%%
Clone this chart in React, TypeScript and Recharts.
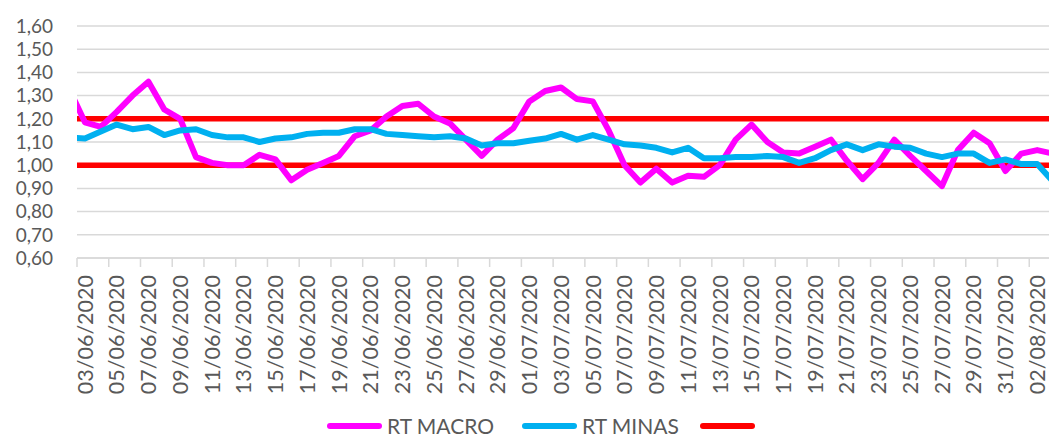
import { LineChart, Line, XAxis, YAxis, CartesianGrid, ReferenceLine, Legend } from 'recharts';

const dates = [
  '02/06/2020', '03/06/2020', '04/06/2020', '05/06/2020', '06/06/2020', '07/06/2020', '08/06/2020',
  '09/06/2020', '10/06/2020', '11/06/2020', '12/06/2020', '13/06/2020', '14/06/2020', '15/06/2020',
  '16/06/2020', '17/06/2020', '18/06/2020', '19/06/2020', '20/06/2020', '21/06/2020', '22/06/2020',
  '23/06/2020', '24/06/2020', '25/06/2020', '26/06/2020', '27/06/2020', '28/06/2020', '29/06/2020',
  '30/06/2020', '01/07/2020', '02/07/2020', '03/07/2020', '04/07/2020', '05/07/2020', '06/07/2020',
  '07/07/2020', '08/07/2020', '09/07/2020', '10/07/2020', '11/07/2020', '12/07/2020', '13/07/2020',
  '14/07/2020', '15/07/2020', '16/07/2020', '17/07/2020', '18/07/2020', '19/07/2020', '20/07/2020',
  '21/07/2020', '22/07/2020', '23/07/2020', '24/07/2020', '25/07/2020', '26/07/2020', '27/07/2020',
  '28/07/2020', '29/07/2020', '30/07/2020', '31/07/2020', '01/08/2020', '02/08/2020', '03/08/2020',
];

const rtMacro = [
  1.33, 1.185, 1.165, 1.23, 1.3, 1.36, 1.24, 1.2, 1.035, 1.01,
  1.0, 1.0, 1.045, 1.025, 0.935, 0.98, 1.01, 1.04, 1.125, 1.15,
  1.21, 1.255, 1.265, 1.21, 1.18, 1.11, 1.04, 1.11, 1.16, 1.275,
  1.32, 1.335, 1.285, 1.275, 1.15, 1.0, 0.925, 0.985, 0.925, 0.955,
  0.95, 1.0, 1.11, 1.175, 1.1, 1.055, 1.05, 1.08, 1.11, 1.02,
  0.94, 1.01, 1.11, 1.04, 0.975, 0.91, 1.065, 1.14, 1.095, 0.975,
  1.05, 1.065, 1.05,
];

const rtMinas = [
  1.12, 1.115, 1.145, 1.175, 1.155, 1.165, 1.13, 1.15, 1.155, 1.13,
  1.12, 1.12, 1.1, 1.115, 1.12, 1.135, 1.14, 1.14, 1.155, 1.155,
  1.135, 1.13, 1.125, 1.12, 1.125, 1.115, 1.085, 1.095, 1.095, 1.105,
  1.115, 1.135, 1.11, 1.13, 1.11, 1.09, 1.085, 1.075, 1.055, 1.075,
  1.03, 1.03, 1.035, 1.035, 1.04, 1.035, 1.01, 1.03, 1.065, 1.09,
  1.065, 1.09, 1.08, 1.075, 1.05, 1.035, 1.05, 1.05, 1.01, 1.025,
  1.005, 1.005, 0.93,
];

const limits = [1.0, 1.2];
const yTicks = [0.6, 0.7, 0.8, 0.9, 1.0, 1.1, 1.2, 1.3, 1.4, 1.5, 1.6];

const data = dates.map((date, i) => ({ i, date, macro: rtMacro[i], minas: rtMinas[i] }));
const labelTicks = data.filter((d) => d.i % 2 === 1).map((d) => d.i);

const CHART_W = 1061;
const Y_W = 77;
const X_DOMAIN: [number, number] = [0.5, 62.5];
const HALF_DAY = (CHART_W - Y_W) / (X_DOMAIN[1] - X_DOMAIN[0]) / 2;

const GRID = '#D9D9D9';
const TEXT = '#595959';
const FONT = 'Lato, "Open Sans", sans-serif';

const legendItems = [
  { label: 'RT MACRO', color: '#FF00FF', left: 327 },
  { label: 'RT MINAS', color: '#00B0F0', left: 522 },
  { label: '', color: '#FF0000', left: 700 },
];

function DateTick(props: any) {
  const { x, y, payload } = props;
  return (
    <g>
      <line x1={x - HALF_DAY} x2={x - HALF_DAY} y1={y - 17} y2={y - 8} stroke={GRID} strokeWidth={1.5} />
      <text
        x={x}
        y={y}
        transform={`rotate(-90, ${x}, ${y})`}
        textAnchor="end"
        dy="0.36em"
        fill={TEXT}
        fontSize={21.5}
        fontFamily={FONT}
      >
        {dates[payload.value]}
      </text>
    </g>
  );
}

function LegendContent() {
  return (
    <div style={{ position: 'relative', height: 26, fontFamily: FONT, fontSize: 21, color: TEXT }}>
      {legendItems.map((it) => (
        <div
          key={it.color}
          style={{ position: 'absolute', left: it.left, top: 0, height: 26, display: 'flex', alignItems: 'center' }}
        >
          <span style={{ display: 'inline-block', width: 55, height: 6, borderRadius: 3, background: it.color }} />
          {it.label && <span style={{ marginLeft: 5, lineHeight: '26px' }}>{it.label}</span>}
        </div>
      ))}
    </div>
  );
}

export default function App() {
  return (
    <div style={{ position: 'fixed', left: 0, top: 0, width: 1049, height: 439, overflow: 'hidden', background: '#fff' }}>
      <LineChart width={CHART_W} height={439} data={data} margin={{ top: 26, right: 0, left: 0, bottom: 0 }}>
        <CartesianGrid vertical={false} stroke={GRID} strokeWidth={1.5} />
        <XAxis
          dataKey="i"
          type="number"
          domain={X_DOMAIN}
          allowDataOverflow
          ticks={labelTicks}
          interval={0}
          height={155}
          tickSize={9}
          tickMargin={8}
          tickLine={false}
          axisLine={{ stroke: GRID, strokeWidth: 1.5 }}
          tick={<DateTick />}
        />
        <YAxis
          type="number"
          domain={[0.6, 1.6]}
          ticks={yTicks}
          interval={0}
          width={Y_W}
          axisLine={false}
          tickLine={false}
          tickMargin={18}
          tickFormatter={(v: number) => v.toFixed(2).replace('.', ',')}
          tick={{ fill: TEXT, fontSize: 19, fontFamily: FONT }}
        />
        {limits.map((v) => (
          <ReferenceLine key={v} y={v} stroke="#FF0000" strokeWidth={5.5} />
        ))}
        <Line
          type="linear"
          dataKey="macro"
          stroke="#FF00FF"
          strokeWidth={6}
          strokeLinejoin="round"
          dot={false}
          isAnimationActive={false}
        />
        <Line
          type="linear"
          dataKey="minas"
          stroke="#00B0F0"
          strokeWidth={6}
          strokeLinejoin="round"
          dot={false}
          isAnimationActive={false}
        />
        <Legend
          verticalAlign="bottom"
          wrapperStyle={{ left: 0, bottom: 0, width: 1049, height: 26 }}
          content={<LegendContent />}
        />
      </LineChart>
    </div>
  );
}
%%
**OBJECTIVE**
Write out each line of the listing above, exactly, from its first line to the line holding "CartesianGrid, ReferenceLine, Legend", inclusive. Skip the pictures.

**FINISHED TASK**
Clone this chart in React, TypeScript and Recharts.
import { LineChart, Line, XAxis, YAxis, CartesianGrid, ReferenceLine, Legend } from 'recharts';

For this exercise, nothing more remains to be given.